May 29, 2018
My Dharma will eat ANYTHING and EVERYTHING and sometimes, bad things happen when she does. I was awakened this morning to the sound of a puking dog. Yay me!
When I was still in elementary school, my cousin and I spent the weekend with my great aunt, Kak. This much anticipated mini vacation included a trip to the Indiana State Fair. Before bed, I ate about two pounds of potato salad and was soooo very sick the next morning I thought I would die. I still remember the experience almost 50 years later and stay away from mustard potato salad.
Not Dharma! She will eat the nastiest crap (and sometimes it is crap she’s eating!) only to regurgitate it and go right back for more.

That right there is Wormie Worm. Colette made the little dude a house. When she took him from his home for a walk, he fell off her finger and right into a crack where he could not be recovered. Sometimes, bad things happen to worms too.
May 24, 2018
On the hunt for birthday gifts for my favorite little human, my son and I pulled into the parking lot at our local Wal-mart. About the same time as we exited our car, a woman rolled out of one across from us. I only have a glimpse of a memory of her — a pair of jean shorts that were tasteful in length covering extremely tan legs. On her ankle was a bracelet. A big black band.
It’s not like I’ve never seen a person grocery shopping wearing an offender tracker — but this chick totally shattered my stereotypical perceptions. She was dressed nicely and obviously cared about her appearance. Still, she strutted that ankle monitor with no shame.
Obviously, she has legal challenges — maybe a defendant accused of committing a crime or someone on parole. And, I understand that people on house arrest have to get groceries same as I do — but personally, I would wear jeans (no matter how hot outside) as not to broadcast the fact I’m tethered to my house.
That’s just the difference in people I guess. Someone (and I can’t remember who) said that being different gives the world color. Flowers give the world color too, by the way…

Apr 4, 2018
We use a speaker specific calendar for work and it always opens with a ‘tip of the day.’ Today’s tip was brought to us (and you) by Patricia Fripp:

I met Patricia at some party years ago.

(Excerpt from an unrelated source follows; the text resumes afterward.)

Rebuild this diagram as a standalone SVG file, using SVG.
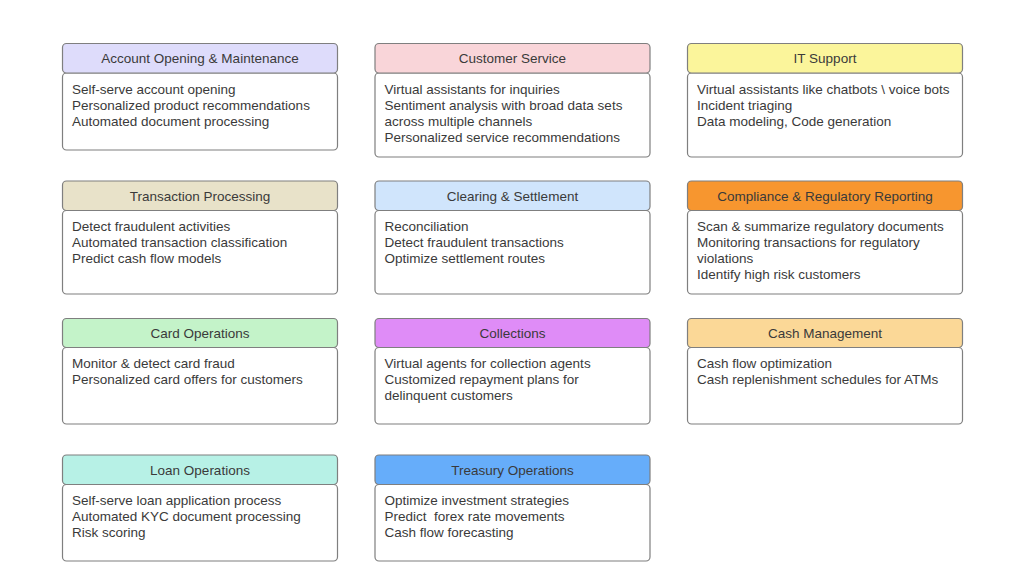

She’s a petite and sassy speaker with a British accent. I was nervous being smack dab in the middle of a bunch of stuffy people who make their living with words, but she blew me away with the first thing she said to me:
(in my best British accent) “Jill St. John nevah looked beddah.”
I was wearing my first St. John jacket (that’s the one — and I still have and wear it) and SHE KNEW THE BRAND JUST BY LOOKING AT ME. It was a hand-me-down from my sister-in-law, Sheri, because at the time I couldn’t afford anything like that. While not a Wal-mart shopper, I sure couldn’t flop down $2k for one item of clothing. I’ve always remembered how her kind comment made me feel.
So I just proved her ‘tip of the day’ to be spot on! As a hundredaire, she rolled out the red carpet for me and I’m telling everybody.
Must keep to my routine so I can still fit in that St. John jacket…

Apr 3, 2018
I’m in the middle of a power outage that started 25 minutes ago, has left around 2k in Seymour without electric, and is projected to last another 6 hours. SIX hours, you guys. I’m typing this because there’s literally nothing else to do in this QUIET, NO INTERNET zone.
Brains without power are crazy – at least mine is. I’ve flipped on light switches by habit and have thought of at least a gazillion things I could do while there’s no electric and I can’t work. Every single one of those things (except for typing this on my battery-powered laptop) require power. No walking on the treadmill, no brushing my teeth, and NO 2nd CUP OF COFFEE. This is brutal!!
My crazy brain even tried to convince me that since I can’t work anyway, I might as well check out Kohls and Macys to find and order a new sheet set. What a tease my brain is.
And then… just like that… there was COFFEE!

Good news: My electric has been restored and I remained sane enough to remember how to post.
Bad news: We are under a tornado watch.
Apr 1, 2018
Yesterday, the family and I headed north and one of the stops we made was Red Lobster to reward Colette for doing well in school. I’m known for asking for a box for leftovers and then forgetting them on the table — but I’ve NEVER left my phone. Until yesterday…
I noticed I didn’t have it shortly after leaving the parking lot and it was a quick trip back, but sheesh! Oh… and this happened AFTER Ben made fun of me for waiting on a window (not a door) to open for my exit at Target.
In my defense, I was putting money back in my wallet inside my purse while some old dude winked at me and motioned I could walk in front of him (so I did, and ended up standing in front of a non-opening full glass window panel about 2 steps from the opening part of the doors).
The old gray mare ain’t what she used to be… but she’s still always up for an adventure!